_Direction_:
Wherever the string "Output" appears, copy the whole line.

_Input records_:

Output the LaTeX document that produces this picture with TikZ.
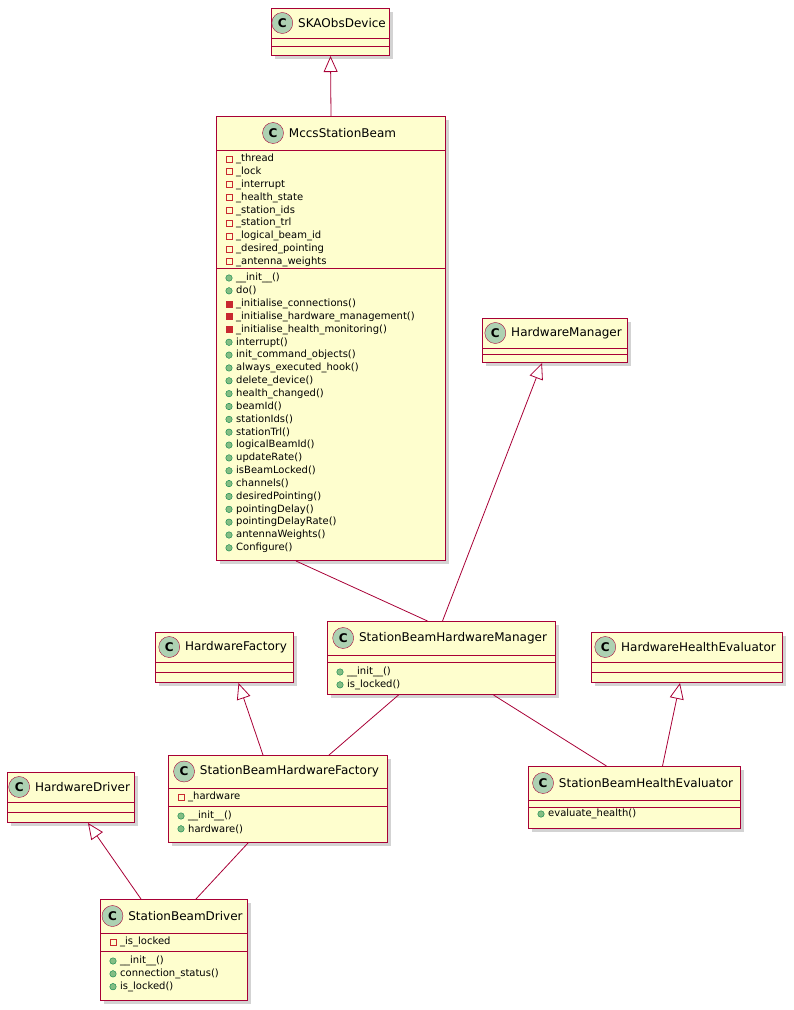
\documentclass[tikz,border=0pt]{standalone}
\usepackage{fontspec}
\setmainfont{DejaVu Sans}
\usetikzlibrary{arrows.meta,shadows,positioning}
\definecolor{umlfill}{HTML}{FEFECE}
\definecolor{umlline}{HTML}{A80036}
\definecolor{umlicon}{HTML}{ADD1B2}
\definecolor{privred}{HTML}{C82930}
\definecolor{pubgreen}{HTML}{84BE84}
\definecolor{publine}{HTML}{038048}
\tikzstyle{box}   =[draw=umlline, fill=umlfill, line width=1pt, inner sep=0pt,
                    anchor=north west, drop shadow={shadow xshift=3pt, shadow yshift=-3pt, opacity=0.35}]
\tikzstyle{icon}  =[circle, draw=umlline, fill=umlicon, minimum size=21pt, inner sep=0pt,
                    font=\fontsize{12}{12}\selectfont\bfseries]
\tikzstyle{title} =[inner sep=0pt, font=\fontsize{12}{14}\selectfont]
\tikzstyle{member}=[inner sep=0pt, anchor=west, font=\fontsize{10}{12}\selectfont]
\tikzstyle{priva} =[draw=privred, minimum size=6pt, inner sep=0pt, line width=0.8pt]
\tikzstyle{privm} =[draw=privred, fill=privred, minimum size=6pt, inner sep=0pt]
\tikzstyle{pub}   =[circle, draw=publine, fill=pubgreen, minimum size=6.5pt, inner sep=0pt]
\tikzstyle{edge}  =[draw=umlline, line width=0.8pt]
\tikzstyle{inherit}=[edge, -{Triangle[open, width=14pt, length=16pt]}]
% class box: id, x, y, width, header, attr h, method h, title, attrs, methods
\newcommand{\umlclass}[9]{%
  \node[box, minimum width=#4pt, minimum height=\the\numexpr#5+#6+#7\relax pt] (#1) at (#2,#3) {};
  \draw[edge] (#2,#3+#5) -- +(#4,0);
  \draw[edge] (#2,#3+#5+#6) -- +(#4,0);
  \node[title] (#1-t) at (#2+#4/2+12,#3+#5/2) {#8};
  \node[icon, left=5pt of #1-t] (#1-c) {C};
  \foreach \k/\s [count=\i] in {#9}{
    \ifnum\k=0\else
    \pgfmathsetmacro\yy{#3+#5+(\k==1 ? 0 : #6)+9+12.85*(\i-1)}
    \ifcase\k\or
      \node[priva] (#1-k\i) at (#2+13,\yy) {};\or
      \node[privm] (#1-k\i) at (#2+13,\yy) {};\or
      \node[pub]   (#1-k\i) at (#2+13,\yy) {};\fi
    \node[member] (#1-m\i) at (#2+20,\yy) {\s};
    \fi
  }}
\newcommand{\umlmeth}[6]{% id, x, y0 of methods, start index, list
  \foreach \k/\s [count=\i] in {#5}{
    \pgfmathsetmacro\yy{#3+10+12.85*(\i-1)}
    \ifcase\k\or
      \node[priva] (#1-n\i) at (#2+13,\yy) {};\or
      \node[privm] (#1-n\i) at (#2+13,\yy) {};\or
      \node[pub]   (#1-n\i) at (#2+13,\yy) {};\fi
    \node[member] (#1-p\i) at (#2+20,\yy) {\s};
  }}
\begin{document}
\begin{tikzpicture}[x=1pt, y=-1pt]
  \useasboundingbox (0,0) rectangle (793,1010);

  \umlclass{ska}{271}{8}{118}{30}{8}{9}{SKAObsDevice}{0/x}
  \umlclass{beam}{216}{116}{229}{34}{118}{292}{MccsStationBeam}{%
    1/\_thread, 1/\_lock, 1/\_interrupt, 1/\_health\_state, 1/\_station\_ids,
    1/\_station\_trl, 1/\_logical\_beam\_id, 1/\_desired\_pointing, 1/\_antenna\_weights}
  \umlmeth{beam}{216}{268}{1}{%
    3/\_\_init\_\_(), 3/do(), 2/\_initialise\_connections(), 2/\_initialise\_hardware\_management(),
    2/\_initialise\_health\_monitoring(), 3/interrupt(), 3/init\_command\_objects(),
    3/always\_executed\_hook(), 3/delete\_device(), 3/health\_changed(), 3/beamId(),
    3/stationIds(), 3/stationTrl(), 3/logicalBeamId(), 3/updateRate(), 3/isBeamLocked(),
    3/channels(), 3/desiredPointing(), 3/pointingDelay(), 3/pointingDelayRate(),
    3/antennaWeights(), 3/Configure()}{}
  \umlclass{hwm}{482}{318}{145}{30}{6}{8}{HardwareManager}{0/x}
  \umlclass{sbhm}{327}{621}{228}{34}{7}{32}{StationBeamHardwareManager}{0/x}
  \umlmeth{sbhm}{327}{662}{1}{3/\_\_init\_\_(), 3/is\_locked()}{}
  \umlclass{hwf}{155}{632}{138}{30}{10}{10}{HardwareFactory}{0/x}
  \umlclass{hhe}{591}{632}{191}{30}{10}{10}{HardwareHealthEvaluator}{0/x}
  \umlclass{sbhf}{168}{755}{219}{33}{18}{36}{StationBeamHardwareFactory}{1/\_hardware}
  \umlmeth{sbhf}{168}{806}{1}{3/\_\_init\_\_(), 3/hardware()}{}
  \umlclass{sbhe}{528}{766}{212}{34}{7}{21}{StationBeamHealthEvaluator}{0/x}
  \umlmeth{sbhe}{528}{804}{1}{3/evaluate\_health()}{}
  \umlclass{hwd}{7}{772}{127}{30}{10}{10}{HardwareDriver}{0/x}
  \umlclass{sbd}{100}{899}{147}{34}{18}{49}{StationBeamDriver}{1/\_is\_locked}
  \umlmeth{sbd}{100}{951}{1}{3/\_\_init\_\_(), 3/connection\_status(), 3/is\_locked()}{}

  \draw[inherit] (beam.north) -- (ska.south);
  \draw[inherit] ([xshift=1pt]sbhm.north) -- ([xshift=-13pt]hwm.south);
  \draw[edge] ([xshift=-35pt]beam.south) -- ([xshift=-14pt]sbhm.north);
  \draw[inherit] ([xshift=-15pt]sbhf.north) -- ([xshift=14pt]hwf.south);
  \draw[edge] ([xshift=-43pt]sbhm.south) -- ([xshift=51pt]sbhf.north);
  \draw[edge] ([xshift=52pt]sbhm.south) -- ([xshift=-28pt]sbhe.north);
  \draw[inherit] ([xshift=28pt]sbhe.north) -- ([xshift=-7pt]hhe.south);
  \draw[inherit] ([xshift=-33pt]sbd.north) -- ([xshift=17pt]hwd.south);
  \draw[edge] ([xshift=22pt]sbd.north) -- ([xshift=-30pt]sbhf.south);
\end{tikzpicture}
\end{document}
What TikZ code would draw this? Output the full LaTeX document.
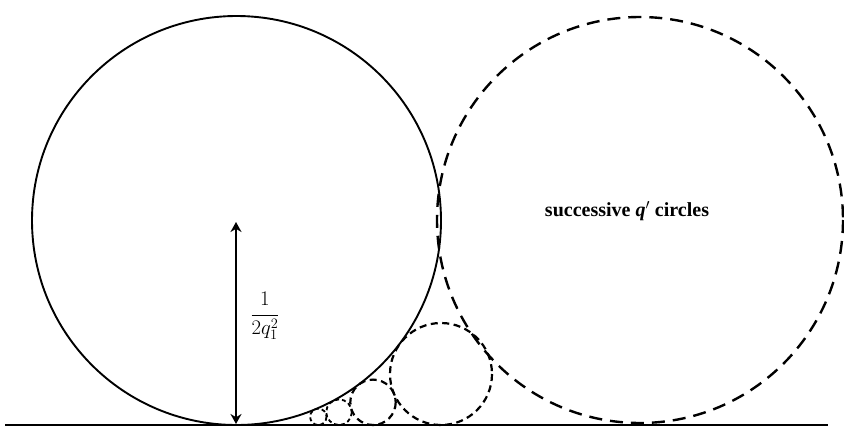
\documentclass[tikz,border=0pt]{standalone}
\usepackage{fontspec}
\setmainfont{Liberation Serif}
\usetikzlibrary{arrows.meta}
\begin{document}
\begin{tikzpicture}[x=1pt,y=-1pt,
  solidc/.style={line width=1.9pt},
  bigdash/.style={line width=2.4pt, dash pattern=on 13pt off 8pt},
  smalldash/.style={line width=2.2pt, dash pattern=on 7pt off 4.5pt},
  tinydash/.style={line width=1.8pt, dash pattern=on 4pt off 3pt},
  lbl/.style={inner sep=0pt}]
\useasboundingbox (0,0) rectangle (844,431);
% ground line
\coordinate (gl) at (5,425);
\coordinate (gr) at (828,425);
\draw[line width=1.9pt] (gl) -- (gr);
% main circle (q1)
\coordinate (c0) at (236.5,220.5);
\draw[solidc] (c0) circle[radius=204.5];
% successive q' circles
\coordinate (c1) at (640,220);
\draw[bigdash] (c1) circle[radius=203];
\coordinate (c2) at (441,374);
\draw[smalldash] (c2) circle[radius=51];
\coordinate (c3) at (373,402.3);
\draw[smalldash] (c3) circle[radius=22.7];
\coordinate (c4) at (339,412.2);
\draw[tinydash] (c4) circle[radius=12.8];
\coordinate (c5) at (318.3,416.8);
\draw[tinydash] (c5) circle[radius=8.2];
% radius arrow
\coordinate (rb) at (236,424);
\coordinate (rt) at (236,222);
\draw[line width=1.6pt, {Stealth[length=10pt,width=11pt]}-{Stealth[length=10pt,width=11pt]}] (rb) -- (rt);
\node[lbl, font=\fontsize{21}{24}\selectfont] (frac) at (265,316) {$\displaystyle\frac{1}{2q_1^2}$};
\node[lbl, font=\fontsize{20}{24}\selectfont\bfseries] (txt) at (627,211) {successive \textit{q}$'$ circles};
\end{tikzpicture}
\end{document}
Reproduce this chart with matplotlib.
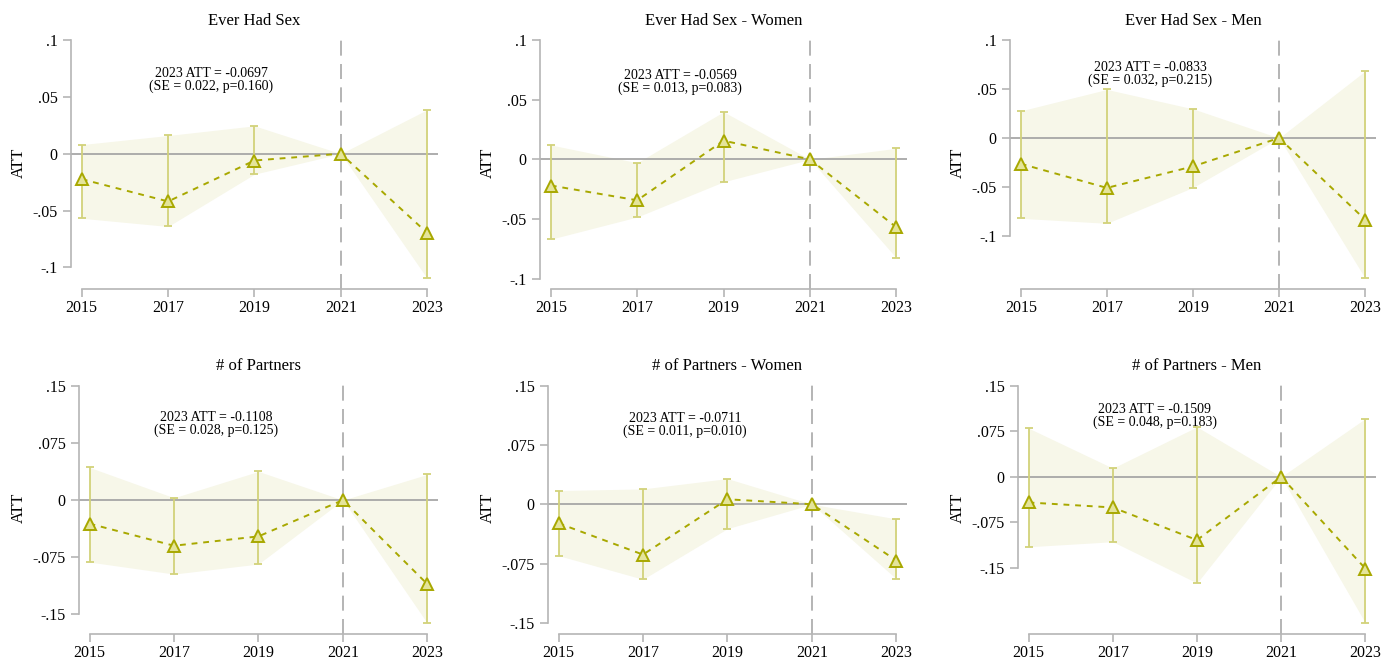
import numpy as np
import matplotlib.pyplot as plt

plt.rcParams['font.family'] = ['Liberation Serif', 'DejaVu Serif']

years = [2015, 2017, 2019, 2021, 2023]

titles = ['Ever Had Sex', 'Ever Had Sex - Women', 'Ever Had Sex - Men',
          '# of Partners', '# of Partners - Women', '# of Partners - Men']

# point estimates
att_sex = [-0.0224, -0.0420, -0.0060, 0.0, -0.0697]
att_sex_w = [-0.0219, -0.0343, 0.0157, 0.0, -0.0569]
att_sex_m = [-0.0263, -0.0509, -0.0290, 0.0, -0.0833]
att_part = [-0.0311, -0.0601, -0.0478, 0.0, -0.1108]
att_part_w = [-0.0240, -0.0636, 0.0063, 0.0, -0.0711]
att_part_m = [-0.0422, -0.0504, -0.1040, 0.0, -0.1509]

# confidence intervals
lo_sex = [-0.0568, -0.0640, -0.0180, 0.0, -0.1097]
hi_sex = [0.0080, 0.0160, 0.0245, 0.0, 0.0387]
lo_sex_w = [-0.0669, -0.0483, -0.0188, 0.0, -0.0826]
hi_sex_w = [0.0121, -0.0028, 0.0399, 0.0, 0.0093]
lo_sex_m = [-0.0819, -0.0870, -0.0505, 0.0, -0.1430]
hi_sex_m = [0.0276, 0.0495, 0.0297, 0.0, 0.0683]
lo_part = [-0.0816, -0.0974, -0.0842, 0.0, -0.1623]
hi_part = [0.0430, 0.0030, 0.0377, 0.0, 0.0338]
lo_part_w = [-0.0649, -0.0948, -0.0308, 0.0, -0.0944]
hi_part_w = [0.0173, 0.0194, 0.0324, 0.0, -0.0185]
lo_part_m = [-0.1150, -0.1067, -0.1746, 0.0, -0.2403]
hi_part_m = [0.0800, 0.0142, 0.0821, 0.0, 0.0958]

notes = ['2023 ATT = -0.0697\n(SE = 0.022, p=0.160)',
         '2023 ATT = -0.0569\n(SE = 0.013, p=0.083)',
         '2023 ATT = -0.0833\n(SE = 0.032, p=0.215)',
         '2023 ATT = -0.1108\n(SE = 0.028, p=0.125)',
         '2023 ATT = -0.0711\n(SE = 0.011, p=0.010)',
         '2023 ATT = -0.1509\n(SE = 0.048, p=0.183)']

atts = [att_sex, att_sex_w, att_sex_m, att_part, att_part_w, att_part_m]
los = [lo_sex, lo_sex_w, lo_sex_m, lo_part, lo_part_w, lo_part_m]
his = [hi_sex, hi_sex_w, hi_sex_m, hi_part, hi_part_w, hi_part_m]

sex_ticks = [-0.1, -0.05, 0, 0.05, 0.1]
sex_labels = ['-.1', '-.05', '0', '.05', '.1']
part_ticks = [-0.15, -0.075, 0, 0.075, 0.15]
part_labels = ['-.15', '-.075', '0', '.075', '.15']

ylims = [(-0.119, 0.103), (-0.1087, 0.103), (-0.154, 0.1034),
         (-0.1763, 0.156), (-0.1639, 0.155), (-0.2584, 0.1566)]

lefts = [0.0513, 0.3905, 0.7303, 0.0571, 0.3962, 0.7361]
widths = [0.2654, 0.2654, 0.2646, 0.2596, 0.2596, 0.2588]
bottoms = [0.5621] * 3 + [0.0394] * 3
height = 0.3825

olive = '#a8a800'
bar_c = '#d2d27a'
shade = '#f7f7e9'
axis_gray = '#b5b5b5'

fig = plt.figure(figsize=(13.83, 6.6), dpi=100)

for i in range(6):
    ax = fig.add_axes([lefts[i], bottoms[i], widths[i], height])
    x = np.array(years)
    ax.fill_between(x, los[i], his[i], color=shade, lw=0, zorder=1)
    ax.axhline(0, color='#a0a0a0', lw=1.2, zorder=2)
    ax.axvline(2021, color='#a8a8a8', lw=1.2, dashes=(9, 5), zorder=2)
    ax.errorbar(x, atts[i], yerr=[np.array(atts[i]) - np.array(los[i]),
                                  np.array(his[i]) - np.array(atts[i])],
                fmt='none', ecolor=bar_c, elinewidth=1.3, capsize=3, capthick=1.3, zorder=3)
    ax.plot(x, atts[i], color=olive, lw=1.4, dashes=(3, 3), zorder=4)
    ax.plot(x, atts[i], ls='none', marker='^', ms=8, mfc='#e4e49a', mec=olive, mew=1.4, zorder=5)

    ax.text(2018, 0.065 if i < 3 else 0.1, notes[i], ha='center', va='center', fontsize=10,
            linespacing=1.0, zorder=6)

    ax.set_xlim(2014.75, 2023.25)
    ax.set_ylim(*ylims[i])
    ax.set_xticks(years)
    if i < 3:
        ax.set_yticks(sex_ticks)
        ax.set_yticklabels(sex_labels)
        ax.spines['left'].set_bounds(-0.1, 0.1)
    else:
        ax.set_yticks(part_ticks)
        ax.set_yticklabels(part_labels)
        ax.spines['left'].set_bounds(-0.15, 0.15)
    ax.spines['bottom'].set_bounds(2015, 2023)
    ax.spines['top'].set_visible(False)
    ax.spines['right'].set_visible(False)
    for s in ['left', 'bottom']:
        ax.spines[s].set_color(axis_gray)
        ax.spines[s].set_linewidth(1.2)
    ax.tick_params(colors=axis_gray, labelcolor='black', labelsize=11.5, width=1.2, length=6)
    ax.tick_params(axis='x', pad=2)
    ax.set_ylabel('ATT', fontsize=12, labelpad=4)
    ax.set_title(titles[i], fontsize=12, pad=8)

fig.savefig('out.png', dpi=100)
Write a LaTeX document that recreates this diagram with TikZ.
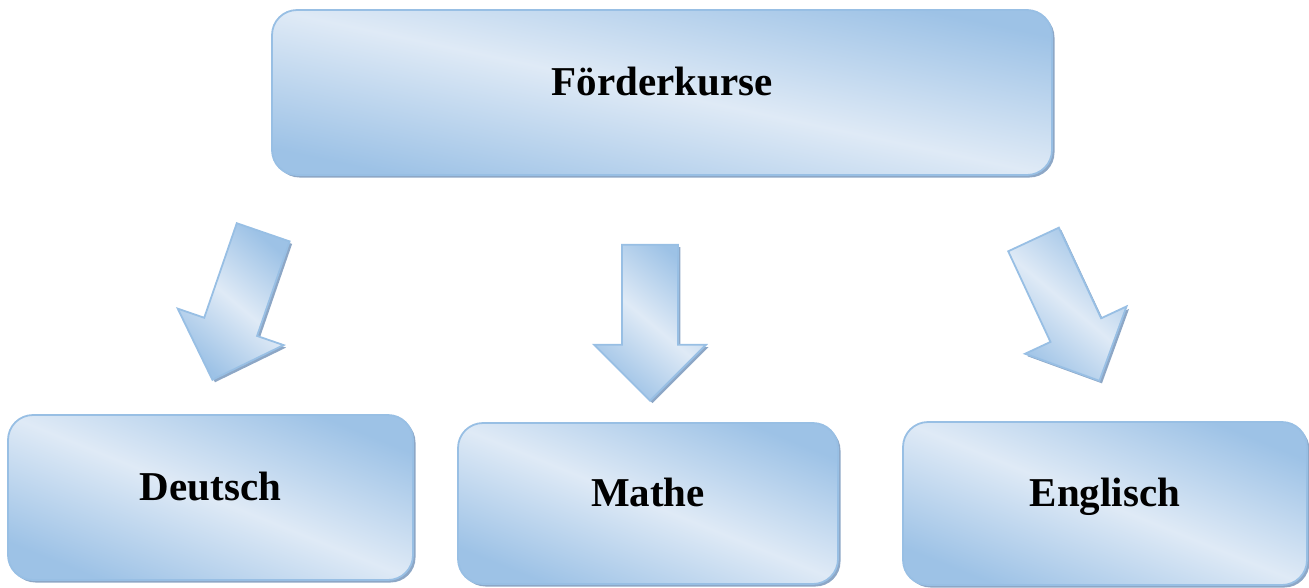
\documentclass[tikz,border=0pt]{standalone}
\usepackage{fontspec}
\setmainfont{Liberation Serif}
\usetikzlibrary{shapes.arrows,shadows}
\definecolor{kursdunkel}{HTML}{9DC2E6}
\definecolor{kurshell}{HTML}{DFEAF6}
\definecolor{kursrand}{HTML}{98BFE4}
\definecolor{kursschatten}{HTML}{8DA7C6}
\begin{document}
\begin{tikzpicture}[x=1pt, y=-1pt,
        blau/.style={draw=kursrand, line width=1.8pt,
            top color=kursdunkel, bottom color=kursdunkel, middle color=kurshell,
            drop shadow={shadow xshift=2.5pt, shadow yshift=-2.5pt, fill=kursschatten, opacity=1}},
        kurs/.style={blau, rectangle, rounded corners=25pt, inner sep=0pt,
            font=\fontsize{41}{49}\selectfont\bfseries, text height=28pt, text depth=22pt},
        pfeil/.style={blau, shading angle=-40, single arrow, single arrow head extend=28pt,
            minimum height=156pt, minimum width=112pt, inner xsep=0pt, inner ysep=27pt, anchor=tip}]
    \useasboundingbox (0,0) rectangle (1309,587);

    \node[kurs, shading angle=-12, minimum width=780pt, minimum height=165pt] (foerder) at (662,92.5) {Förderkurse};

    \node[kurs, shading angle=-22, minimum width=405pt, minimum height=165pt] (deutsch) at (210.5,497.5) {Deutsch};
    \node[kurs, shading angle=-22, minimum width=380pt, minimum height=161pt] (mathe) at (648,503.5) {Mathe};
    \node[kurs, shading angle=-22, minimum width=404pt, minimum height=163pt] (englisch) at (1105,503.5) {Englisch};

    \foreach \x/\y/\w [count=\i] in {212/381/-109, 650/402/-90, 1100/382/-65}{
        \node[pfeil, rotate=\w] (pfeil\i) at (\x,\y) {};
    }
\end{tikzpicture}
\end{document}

_Exercise response_:
Output the LaTeX document that produces this picture with TikZ.
What TikZ code would draw this? Output the full LaTeX document.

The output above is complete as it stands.